= Task goal =
Collect all lines below with the string "this".

-- Begin --

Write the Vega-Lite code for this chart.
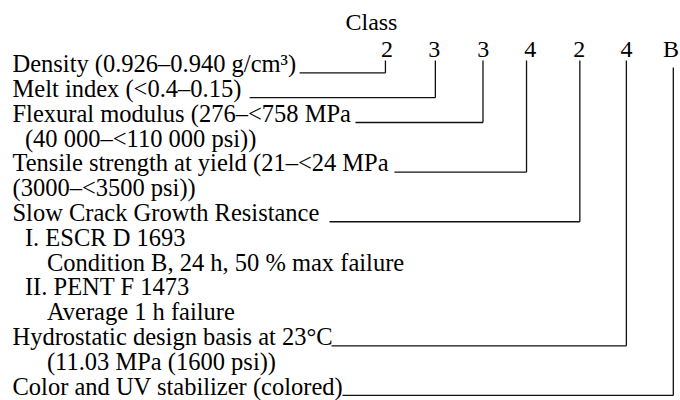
{
  "$schema": "https://vega.github.io/schema/vega-lite/v6.json",
  "width": 680,
  "height": 400,
  "padding": 0,
  "autosize": {"type": "fit", "contains": "padding"},
  "background": "white",
  "config": {"view": {"stroke": null}},
  "datasets": {
    "labels": [
      {"line": 0, "pos": 12.5, "label": "Density (0.926–0.940 g/cm³)"},
      {"line": 1, "pos": 12.5, "label": "Melt index (<0.4–0.15)"},
      {"line": 2, "pos": 12.5, "label": "Flexural modulus (276–<758 MPa"},
      {"line": 3, "pos": 25, "label": "(40 000–<110 000 psi))"},
      {"line": 4, "pos": 12.5, "label": "Tensile strength at yield (21–<24 MPa"},
      {"line": 5, "pos": 12.5, "label": "(3000–<3500 psi))"},
      {"line": 6, "pos": 12.5, "label": "Slow Crack Growth Resistance"},
      {"line": 7, "pos": 25, "label": "I. ESCR D 1693"},
      {"line": 8, "pos": 47, "label": "Condition B, 24 h, 50 % max failure"},
      {"line": 9, "pos": 25, "label": "II. PENT F 1473"},
      {"line": 10, "pos": 47, "label": "Average 1 h failure"},
      {"line": 11, "pos": 12.5, "label": "Hydrostatic design basis at 23°C"},
      {"line": 12, "pos": 47, "label": "(11.03 MPa (1600 psi))"},
      {"line": 13, "pos": 12.5, "label": "Color and UV stabilizer (colored)"}
    ],
    "classes": [
      {"line": -1.71, "pos": 372, "label": "Class"},
      {"line": -0.6, "pos": 387.5, "label": "2"},
      {"line": -0.6, "pos": 435, "label": "3"},
      {"line": -0.6, "pos": 484, "label": "3"},
      {"line": -0.6, "pos": 531, "label": "4"},
      {"line": -0.6, "pos": 580, "label": "2"},
      {"line": -0.6, "pos": 627.5, "label": "4"},
      {"line": -0.6, "pos": 672, "label": "B"}
    ],
    "segments": [
      {"x": 300, "x2": 386, "y": 0.03, "y2": 0.03},
      {"x": 250, "x2": 436, "y": 1.03, "y2": 1.03},
      {"x": 356, "x2": 483.7, "y": 2.03, "y2": 2.03},
      {"x": 395, "x2": 527.3, "y": 4.03, "y2": 4.03},
      {"x": 330, "x2": 580.7, "y": 6.03, "y2": 6.03},
      {"x": 332, "x2": 627.3, "y": 11.03, "y2": 11.03},
      {"x": 343, "x2": 674.3, "y": 13.03, "y2": 13.03},
      {"x": 386, "x2": 386, "y": -0.47, "y2": 0.03},
      {"x": 436, "x2": 436, "y": -0.47, "y2": 1.03},
      {"x": 483.7, "x2": 483.7, "y": -0.47, "y2": 2.03},
      {"x": 527.3, "x2": 527.3, "y": -0.47, "y2": 4.03},
      {"x": 580.7, "x2": 580.7, "y": -0.47, "y2": 6.03},
      {"x": 627.3, "x2": 627.3, "y": -0.47, "y2": 11.03},
      {"x": 674.3, "x2": 674.3, "y": -0.19, "y2": 13.03}
    ]
  },
  "layer": [
    {
      "data": {"name": "segments"},
      "mark": {"type": "rule", "color": "#111111", "strokeWidth": 1.3},
      "encoding": {
        "x": {"field": "x", "type": "quantitative", "scale": {"domain": [0, 680], "nice": false, "zero": false}, "axis": null},
        "x2": {"field": "x2"},
        "y": {"field": "y", "type": "quantitative", "scale": {"domain": [-2.908, 13.092], "nice": false, "zero": false, "reverse": true}, "axis": null},
        "y2": {"field": "y2"}
      }
    },
    {
      "data": {"name": "labels"},
      "mark": {"type": "text", "align": "left", "baseline": "alphabetic", "font": "Liberation Serif", "fontSize": 24.5, "color": "#000000"},
      "encoding": {
        "x": {"field": "pos", "type": "quantitative"},
        "y": {"field": "line", "type": "quantitative"},
        "text": {"field": "label"}
      }
    },
    {
      "data": {"name": "classes"},
      "mark": {"type": "text", "align": "center", "baseline": "alphabetic", "font": "Liberation Serif", "fontSize": 24, "color": "#000000"},
      "encoding": {
        "x": {"field": "pos", "type": "quantitative"},
        "y": {"field": "line", "type": "quantitative"},
        "text": {"field": "label"}
      }
    }
  ]
}
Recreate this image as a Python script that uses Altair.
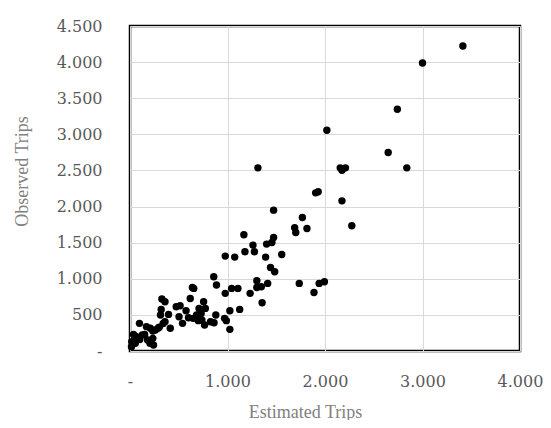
import altair as alt
import pandas as pd

estimated = [3414, 3000, 2742, 2019, 2648, 2839, 1312, 2156, 2210, 2174,
             1904, 1930, 2174, 1473, 1768, 2275, 1689, 1700, 1815, 1168,
             1261, 1179, 1276, 1401, 1455, 1473, 977, 1074, 1391, 1556,
             1441, 1484, 859, 887, 1301, 1301, 1347, 1412, 1736, 1887,
             1940, 1994, 1042, 1107, 977, 1232, 1355, 654, 640, 618,
             755, 327, 359, 320, 313, 395, 474, 514, 575, 503,
             539, 708, 773, 683, 647, 737, 765, 826, 862, 880,
             970, 988, 1024, 1125, 1024, 359, 413, 287, 234, 97,
             169, 208, 126, 36, 18, 54, 180, 205, 234, 241,
             15, 60, 100, 150, 260, 300, 340, 700, 730, 600]
observed = [4223, 3988, 3347, 3057, 2748, 2536, 2536, 2536, 2536, 2503,
            2190, 2204, 2079, 1950, 1849, 1734, 1706, 1641, 1697, 1609,
            1466, 1374, 1374, 1480, 1503, 1572, 1314, 1300, 1300, 1337,
            1157, 1097, 1028, 913, 973, 880, 890, 936, 936, 811,
            936, 959, 867, 867, 798, 798, 668, 867, 880, 728,
            682, 719, 682, 576, 498, 507, 613, 627, 558, 475,
            383, 590, 590, 498, 452, 429, 360, 406, 392, 498,
            452, 420, 558, 576, 300, 406, 314, 314, 277, 383,
            337, 314, 221, 230, 129, 106, 152, 106, 175, 83,
            60, 200, 160, 230, 290, 330, 380, 420, 520, 460]

df = pd.DataFrame({"Estimated": estimated, "Observed": observed})

x_ticks = [0, 1000, 2000, 3000, 4000]
y_ticks = [0, 500, 1000, 1500, 2000, 2500, 3000, 3500, 4000, 4500]
label_expr = "datum.value == 0 ? '-' : replace(format(datum.value, ','), ',', '.')"

chart = alt.Chart(df).mark_circle(size=55, color="black", opacity=1).encode(
    x=alt.X("Estimated:Q", scale=alt.Scale(domain=[0, 4000], nice=False),
            axis=alt.Axis(values=x_ticks, labelExpr=label_expr, title="Estimated Trips",
                          ticks=False, domain=False, labelPadding=22,
                          labelFont="DejaVu Serif", labelFontSize=16, labelColor="#595959",
                          titleFont="Liberation Serif", titleFontSize=18, titleFontWeight="normal",
                          titleColor="#7f7f7f", titleX=175, titleY=66, titleAnchor="middle",
                          titleAlign="center", titleBaseline="alphabetic",
                          gridColor="#d9d9d9", gridWidth=1, labelFlush=False)),
    y=alt.Y("Observed:Q", scale=alt.Scale(domain=[0, 4500], nice=False),
            axis=alt.Axis(values=y_ticks, labelExpr=label_expr, title="Observed Trips",
                          ticks=False, domain=False, labelPadding=28,
                          labelFont="DejaVu Serif", labelFontSize=16, labelColor="#595959",
                          titleFont="Liberation Serif", titleFontSize=18, titleFontWeight="normal",
                          titleColor="#7f7f7f", titleX=-108, titleY=145, titleAngle=270,
                          titleAlign="center", titleBaseline="middle",
                          gridColor="#d9d9d9", gridWidth=1, labelFlush=False)),
).properties(
    width=390, height=325,
    autosize=alt.AutoSizeParams(type="none"),
    padding={"left": 122, "top": 18, "right": 23, "bottom": 69},
).configure(background="white").configure_view(stroke="black", strokeWidth=2.5)

chart.save("out.html", embed_options={"renderer": "svg", "actions": False})
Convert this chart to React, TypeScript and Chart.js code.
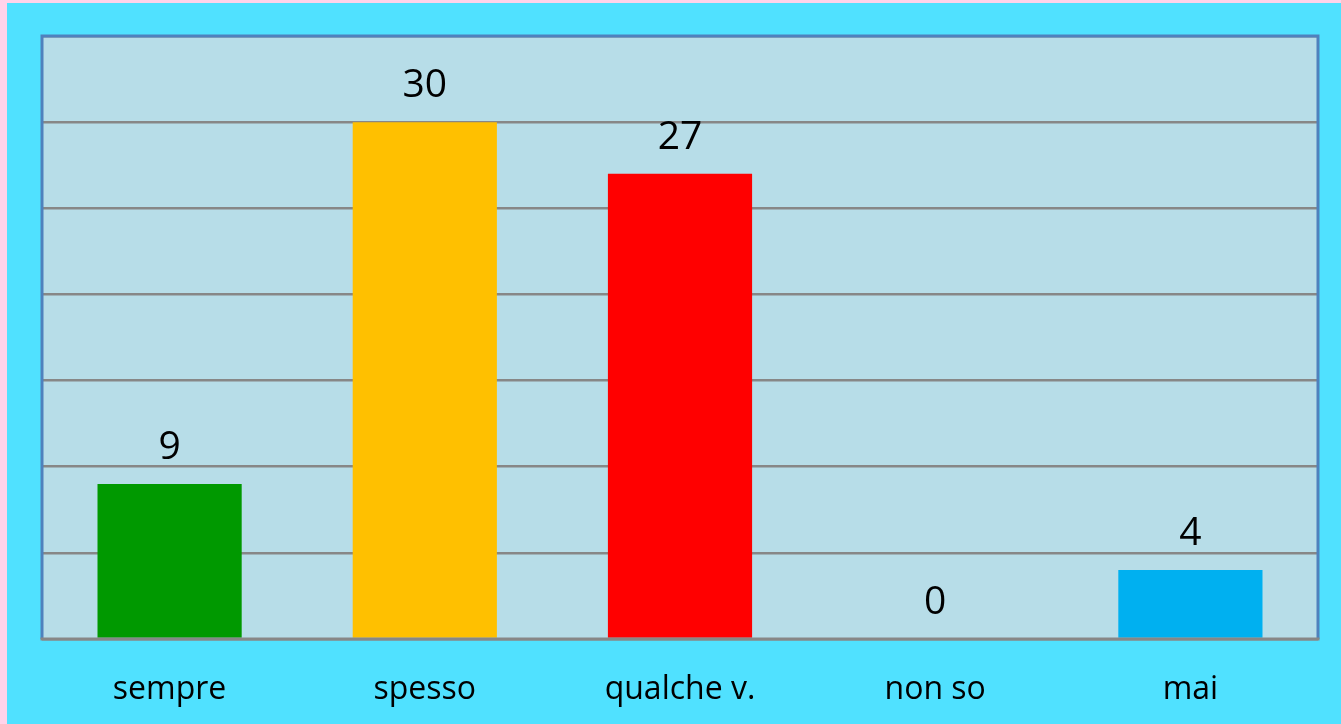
import React, { useEffect, useRef } from "react";
import { Chart, registerables } from "chart.js";

Chart.register(...registerables);

const categories = ["sempre", "spesso", "qualche v.", "non so", "mai"];
const values = [9, 30, 27, 0, 4];
const barColors = ["#009900", "#FFC000", "#FF0000", "#00B0F0", "#00B0F0"];
const yTicks = [0, 5, 10, 15, 20, 25, 30, 35];

const FONT = "'Open Sans', sans-serif";

const bgPlugin = {
  id: "bgPlugin",
  beforeDraw(chart: any) {
    const { ctx, width, height, chartArea } = chart;
    ctx.save();
    ctx.fillStyle = "#FFD3EA";
    ctx.fillRect(0, 0, width, height);
    ctx.fillStyle = "#50E1FF";
    ctx.fillRect(7, 3, width - 7, height - 3);
    ctx.fillStyle = "#B7DDE8";
    ctx.fillRect(chartArea.left, chartArea.top, chartArea.right - chartArea.left, chartArea.bottom - chartArea.top);
    ctx.restore();
  },
  afterDatasetsDraw(chart: any) {
    const { ctx, chartArea } = chart;
    const meta = chart.getDatasetMeta(0);
    ctx.save();
    ctx.fillStyle = "#000000";
    ctx.font = `39px ${FONT}`;
    ctx.textAlign = "center";
    ctx.textBaseline = "alphabetic";
    meta.data.forEach((bar: any, i: number) => {
      ctx.fillText(String(values[i]), bar.x, bar.y - 25);
    });
    ctx.lineWidth = 3;
    ctx.strokeStyle = "#4F81BD";
    ctx.beginPath();
    ctx.moveTo(chartArea.left, chartArea.bottom);
    ctx.lineTo(chartArea.left, chartArea.top);
    ctx.lineTo(chartArea.right, chartArea.top);
    ctx.lineTo(chartArea.right, chartArea.bottom);
    ctx.stroke();
    ctx.strokeStyle = "#878787";
    ctx.beginPath();
    ctx.moveTo(chartArea.left - 1.5, chartArea.bottom);
    ctx.lineTo(chartArea.right + 1.5, chartArea.bottom);
    ctx.stroke();
    ctx.restore();
  },
};

export default function App() {
  const ref = useRef<HTMLCanvasElement>(null);
  useEffect(() => {
    document.body.style.margin = "0";
    document.body.style.overflow = "hidden";
    const chart = new Chart(ref.current!, {
      type: "bar",
      data: {
        labels: categories,
        datasets: [
          {
            data: values,
            backgroundColor: barColors,
            barPercentage: 0.565,
            categoryPercentage: 1,
          },
        ],
      },
      options: {
        responsive: false,
        animation: false,
        layout: { padding: { left: 42, right: 23, top: 36, bottom: 0 } },
        plugins: { legend: { display: false }, tooltip: { enabled: false } },
        scales: {
          x: {
            grid: { display: false, drawTicks: false },
            border: { display: false },
            ticks: {
              color: "#000000",
              font: { family: FONT, size: 32 },
              padding: 32,
              maxRotation: 0,
            },
            afterFit: (s: any) => {
              s.height = 85;
            },
          },
          y: {
            min: 0,
            max: 35,
            afterBuildTicks: (s: any) => {
              s.ticks = yTicks.map((v) => ({ value: v }));
            },
            grid: { color: "#878787", lineWidth: 2.5, drawTicks: false },
            border: { display: false },
            ticks: { display: false },
            afterFit: (s: any) => {
              s.width = 0;
            },
          },
        },
      },
      plugins: [bgPlugin],
    });
    return () => chart.destroy();
  }, []);
  return <canvas ref={ref} width={1341} height={724} style={{ display: "block" }} />;
}
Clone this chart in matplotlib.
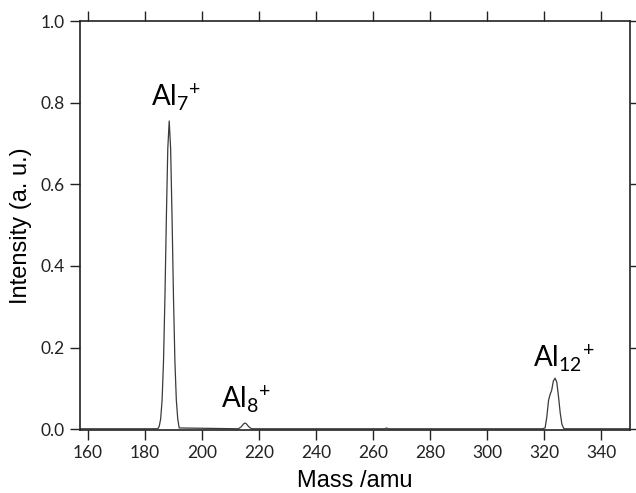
import matplotlib
matplotlib.use('Agg')
import matplotlib.pyplot as plt
import numpy as np

# mass spectrum: (mass, intensity) pairs
mass = [157.0, 184.5, 185.0, 185.5, 186.0, 186.5, 187.0, 187.5, 188.0, 188.5,
        189.0, 189.5, 190.0, 190.5, 191.0, 191.5, 192.0,
        212.8, 213.8, 214.6, 215.1, 215.6, 216.4, 217.4,
        264.2, 264.8, 265.4,
        319.5, 320.4, 321.0, 321.6, 322.1, 322.7, 323.3, 323.9, 324.5, 325.1,
        325.7, 326.3, 326.9, 327.5, 350.5]
intensity = [0.001, 0.001, 0.007, 0.025, 0.071, 0.166, 0.323, 0.517, 0.687, 0.755,
             0.687, 0.517, 0.323, 0.166, 0.071, 0.025, 0.003,
             0.001, 0.006, 0.013, 0.015, 0.013, 0.006, 0.001,
             0.001, 0.003, 0.001,
             0.001, 0.003, 0.030, 0.070, 0.084, 0.095, 0.118, 0.125, 0.115, 0.080,
             0.040, 0.012, 0.002, 0.001, 0.001]

# peak labels
peak_labels = [r'$\mathregular{Al_{7}{}^{+}}$', r'$\mathregular{Al_{8}{}^{+}}$',
               r'$\mathregular{Al_{12}{}^{+}}$']
label_x = [191.0, 215.5, 327.0]
label_y = [0.792, 0.050, 0.152]

xticks = np.arange(160, 341, 20)
yticks = [0.0, 0.2, 0.4, 0.6, 0.8, 1.0]

plt.rcParams['font.family'] = 'Lato'
plt.rcParams['mathtext.fontset'] = 'custom'
plt.rcParams['mathtext.rm'] = 'Lato'
plt.rcParams['mathtext.it'] = 'Lato:italic'
plt.rcParams['mathtext.bf'] = 'Lato:bold'

fig = plt.figure(figsize=(6.36, 4.93), dpi=100)
ax = fig.add_axes([0.1258, 0.1278, 0.8648, 0.8296])

ax.plot(mass, intensity, color='#3a3a3a', lw=0.9)

for txt, x, y in zip(peak_labels, label_x, label_y):
    ax.text(x, y, txt, fontsize=20, ha='center', va='baseline', color='black')

ax.set_xlim(157.2, 350.2)
ax.set_ylim(-0.002, 1.0)
ax.set_xticks(xticks)
ax.set_yticks(yticks)
ax.set_yticklabels(['%.1f' % v for v in yticks])

ax.tick_params(axis='both', which='major', direction='out', length=7, width=1.0,
               color='#222222', labelsize=12.5, top=True, right=True,
               labeltop=False, labelright=False, pad=4)
for lab in ax.get_xticklabels() + ax.get_yticklabels():
    lab.set_color('#222222')

for s in ax.spines.values():
    s.set_linewidth(1.2)
    s.set_color('#222222')

ax.set_xlabel('Mass /amu', fontsize=17, family='Liberation Sans', labelpad=6)
ax.set_ylabel('Intensity (a. u.)', fontsize=17, family='Liberation Sans', labelpad=6)

fig.savefig('out.png', dpi=100)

-- End --

= Solved exercise =
Write the Vega-Lite code for this chart.
Recreate this image as a Python script that uses Altair.
Convert this chart to React, TypeScript and Chart.js code.
Clone this chart in matplotlib.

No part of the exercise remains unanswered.